**THE PROBLEM**
Look through the data below. Pick out the lines holding the string "this".

--- start PROVIDED ENTRIES ---

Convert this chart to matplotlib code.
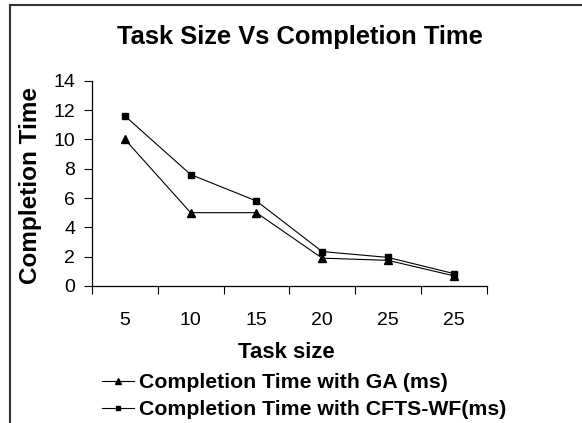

--- end PROVIDED ENTRIES ---
--- start PROVIDED ENTRIES ---

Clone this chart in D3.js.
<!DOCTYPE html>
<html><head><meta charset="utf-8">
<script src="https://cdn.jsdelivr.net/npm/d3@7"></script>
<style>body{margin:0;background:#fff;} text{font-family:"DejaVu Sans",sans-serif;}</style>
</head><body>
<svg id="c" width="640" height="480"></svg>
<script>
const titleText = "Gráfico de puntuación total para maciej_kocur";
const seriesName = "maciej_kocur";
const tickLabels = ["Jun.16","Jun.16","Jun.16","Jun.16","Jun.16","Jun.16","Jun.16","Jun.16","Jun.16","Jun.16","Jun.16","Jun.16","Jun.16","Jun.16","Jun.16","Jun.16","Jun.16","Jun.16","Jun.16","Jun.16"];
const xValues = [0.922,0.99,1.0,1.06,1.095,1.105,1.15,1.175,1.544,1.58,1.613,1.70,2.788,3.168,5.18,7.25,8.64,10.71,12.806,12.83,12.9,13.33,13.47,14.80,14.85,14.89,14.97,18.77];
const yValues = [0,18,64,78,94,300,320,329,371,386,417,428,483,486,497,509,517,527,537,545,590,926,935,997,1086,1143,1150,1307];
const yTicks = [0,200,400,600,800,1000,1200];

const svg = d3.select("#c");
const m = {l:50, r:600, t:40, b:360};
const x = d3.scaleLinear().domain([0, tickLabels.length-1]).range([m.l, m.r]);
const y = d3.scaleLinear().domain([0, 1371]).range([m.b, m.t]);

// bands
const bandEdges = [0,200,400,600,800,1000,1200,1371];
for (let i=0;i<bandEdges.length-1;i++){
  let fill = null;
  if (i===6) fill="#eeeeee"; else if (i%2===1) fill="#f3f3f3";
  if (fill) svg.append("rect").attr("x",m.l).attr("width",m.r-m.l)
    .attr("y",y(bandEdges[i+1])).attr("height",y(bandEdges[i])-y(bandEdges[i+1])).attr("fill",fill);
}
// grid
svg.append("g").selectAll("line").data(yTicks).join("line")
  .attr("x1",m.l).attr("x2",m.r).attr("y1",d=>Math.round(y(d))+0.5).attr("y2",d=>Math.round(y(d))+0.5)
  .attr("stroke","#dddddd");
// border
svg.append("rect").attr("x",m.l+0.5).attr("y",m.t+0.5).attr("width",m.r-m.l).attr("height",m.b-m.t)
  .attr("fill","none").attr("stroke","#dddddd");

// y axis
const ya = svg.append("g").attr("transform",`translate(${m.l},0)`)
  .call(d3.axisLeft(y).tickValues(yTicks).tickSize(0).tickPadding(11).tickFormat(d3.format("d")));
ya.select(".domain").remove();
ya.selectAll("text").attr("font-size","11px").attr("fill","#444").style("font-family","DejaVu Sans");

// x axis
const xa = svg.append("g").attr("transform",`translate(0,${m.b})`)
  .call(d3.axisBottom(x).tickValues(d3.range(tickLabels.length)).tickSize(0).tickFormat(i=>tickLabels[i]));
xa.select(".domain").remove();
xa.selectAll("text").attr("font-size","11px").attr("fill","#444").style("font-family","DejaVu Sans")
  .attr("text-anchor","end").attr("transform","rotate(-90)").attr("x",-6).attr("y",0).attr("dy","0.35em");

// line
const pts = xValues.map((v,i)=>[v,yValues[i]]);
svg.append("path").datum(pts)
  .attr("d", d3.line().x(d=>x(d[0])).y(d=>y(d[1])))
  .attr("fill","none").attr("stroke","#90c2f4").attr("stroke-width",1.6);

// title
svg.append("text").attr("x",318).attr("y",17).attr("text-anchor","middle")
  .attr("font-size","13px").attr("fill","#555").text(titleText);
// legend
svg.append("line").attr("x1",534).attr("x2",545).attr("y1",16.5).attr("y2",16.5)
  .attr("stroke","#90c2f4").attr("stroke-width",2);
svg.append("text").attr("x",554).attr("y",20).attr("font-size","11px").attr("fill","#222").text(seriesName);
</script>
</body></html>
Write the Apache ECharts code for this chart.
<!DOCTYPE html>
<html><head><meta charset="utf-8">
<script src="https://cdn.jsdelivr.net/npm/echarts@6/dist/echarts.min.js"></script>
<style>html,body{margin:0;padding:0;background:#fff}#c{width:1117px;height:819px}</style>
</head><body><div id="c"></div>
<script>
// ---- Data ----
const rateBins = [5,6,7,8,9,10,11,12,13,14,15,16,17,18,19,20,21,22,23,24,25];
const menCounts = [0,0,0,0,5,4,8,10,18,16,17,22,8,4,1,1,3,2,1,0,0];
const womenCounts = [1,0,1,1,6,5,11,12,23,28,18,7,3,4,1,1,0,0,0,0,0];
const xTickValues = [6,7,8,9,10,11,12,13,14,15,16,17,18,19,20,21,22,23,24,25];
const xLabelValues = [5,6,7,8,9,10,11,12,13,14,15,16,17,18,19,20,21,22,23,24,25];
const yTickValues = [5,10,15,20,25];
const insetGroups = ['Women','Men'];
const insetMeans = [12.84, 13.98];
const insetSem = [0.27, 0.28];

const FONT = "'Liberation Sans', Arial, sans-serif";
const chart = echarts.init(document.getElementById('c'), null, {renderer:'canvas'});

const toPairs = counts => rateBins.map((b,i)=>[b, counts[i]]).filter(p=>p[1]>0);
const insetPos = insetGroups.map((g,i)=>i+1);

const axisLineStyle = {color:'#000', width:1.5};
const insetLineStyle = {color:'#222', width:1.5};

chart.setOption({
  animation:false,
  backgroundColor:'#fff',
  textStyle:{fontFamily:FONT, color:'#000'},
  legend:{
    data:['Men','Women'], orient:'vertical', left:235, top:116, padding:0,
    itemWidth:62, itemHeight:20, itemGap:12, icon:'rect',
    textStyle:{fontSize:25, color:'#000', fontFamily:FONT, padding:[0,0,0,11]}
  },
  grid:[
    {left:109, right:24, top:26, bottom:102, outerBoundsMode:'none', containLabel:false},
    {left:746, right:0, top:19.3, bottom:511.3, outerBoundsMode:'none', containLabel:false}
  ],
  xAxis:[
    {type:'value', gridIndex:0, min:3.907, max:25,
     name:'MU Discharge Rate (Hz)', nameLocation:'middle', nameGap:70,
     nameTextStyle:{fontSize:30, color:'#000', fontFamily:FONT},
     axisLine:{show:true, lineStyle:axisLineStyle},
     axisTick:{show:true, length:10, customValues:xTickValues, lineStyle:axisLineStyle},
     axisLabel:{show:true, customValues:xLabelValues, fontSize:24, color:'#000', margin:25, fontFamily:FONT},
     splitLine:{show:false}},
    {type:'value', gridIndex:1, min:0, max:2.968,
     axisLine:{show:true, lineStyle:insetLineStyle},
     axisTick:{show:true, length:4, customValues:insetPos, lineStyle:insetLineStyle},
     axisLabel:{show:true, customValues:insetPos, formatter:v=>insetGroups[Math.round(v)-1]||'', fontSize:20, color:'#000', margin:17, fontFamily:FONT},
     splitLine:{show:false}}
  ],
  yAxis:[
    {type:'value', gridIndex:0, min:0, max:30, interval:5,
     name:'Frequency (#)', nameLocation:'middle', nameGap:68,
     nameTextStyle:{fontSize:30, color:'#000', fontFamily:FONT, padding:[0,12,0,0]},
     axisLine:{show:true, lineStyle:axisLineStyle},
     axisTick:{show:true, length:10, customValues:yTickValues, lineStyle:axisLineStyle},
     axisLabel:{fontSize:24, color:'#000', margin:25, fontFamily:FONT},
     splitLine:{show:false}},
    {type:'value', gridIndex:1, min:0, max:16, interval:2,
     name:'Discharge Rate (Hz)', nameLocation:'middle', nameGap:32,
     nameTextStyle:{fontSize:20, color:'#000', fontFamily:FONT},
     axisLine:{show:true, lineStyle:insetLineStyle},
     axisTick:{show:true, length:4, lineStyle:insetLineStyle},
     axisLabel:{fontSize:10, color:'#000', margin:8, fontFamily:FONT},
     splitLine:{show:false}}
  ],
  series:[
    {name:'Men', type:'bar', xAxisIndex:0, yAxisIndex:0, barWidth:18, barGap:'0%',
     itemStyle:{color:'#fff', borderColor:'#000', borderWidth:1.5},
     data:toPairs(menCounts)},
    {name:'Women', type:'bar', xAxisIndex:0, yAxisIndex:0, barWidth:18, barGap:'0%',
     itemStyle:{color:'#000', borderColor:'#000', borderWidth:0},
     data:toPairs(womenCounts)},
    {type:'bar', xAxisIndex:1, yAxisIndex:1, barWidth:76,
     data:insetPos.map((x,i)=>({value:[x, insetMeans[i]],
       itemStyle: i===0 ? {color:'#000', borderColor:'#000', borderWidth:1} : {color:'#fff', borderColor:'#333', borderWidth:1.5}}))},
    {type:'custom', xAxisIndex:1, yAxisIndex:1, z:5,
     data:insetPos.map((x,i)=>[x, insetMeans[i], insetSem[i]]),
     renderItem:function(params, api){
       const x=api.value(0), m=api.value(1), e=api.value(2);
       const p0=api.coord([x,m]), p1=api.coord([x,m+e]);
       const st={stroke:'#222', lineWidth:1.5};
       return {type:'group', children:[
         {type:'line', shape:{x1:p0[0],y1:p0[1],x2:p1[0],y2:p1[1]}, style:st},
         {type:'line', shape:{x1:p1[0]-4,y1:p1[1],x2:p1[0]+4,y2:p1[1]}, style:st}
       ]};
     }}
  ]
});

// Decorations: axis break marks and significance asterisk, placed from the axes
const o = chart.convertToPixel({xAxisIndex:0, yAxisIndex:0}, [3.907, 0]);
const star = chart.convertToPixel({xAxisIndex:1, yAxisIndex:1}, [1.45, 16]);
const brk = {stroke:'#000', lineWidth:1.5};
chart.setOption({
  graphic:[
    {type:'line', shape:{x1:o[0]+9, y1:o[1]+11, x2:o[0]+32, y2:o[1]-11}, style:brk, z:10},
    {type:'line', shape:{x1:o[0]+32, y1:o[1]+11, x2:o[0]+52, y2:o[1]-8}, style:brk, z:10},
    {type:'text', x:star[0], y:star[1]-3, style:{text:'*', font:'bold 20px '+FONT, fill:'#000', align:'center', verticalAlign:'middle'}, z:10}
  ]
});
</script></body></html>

--- end PROVIDED ENTRIES ---

**IN RESPONSE**
Convert this chart to matplotlib code.
Clone this chart in D3.js.
Write the Apache ECharts code for this chart.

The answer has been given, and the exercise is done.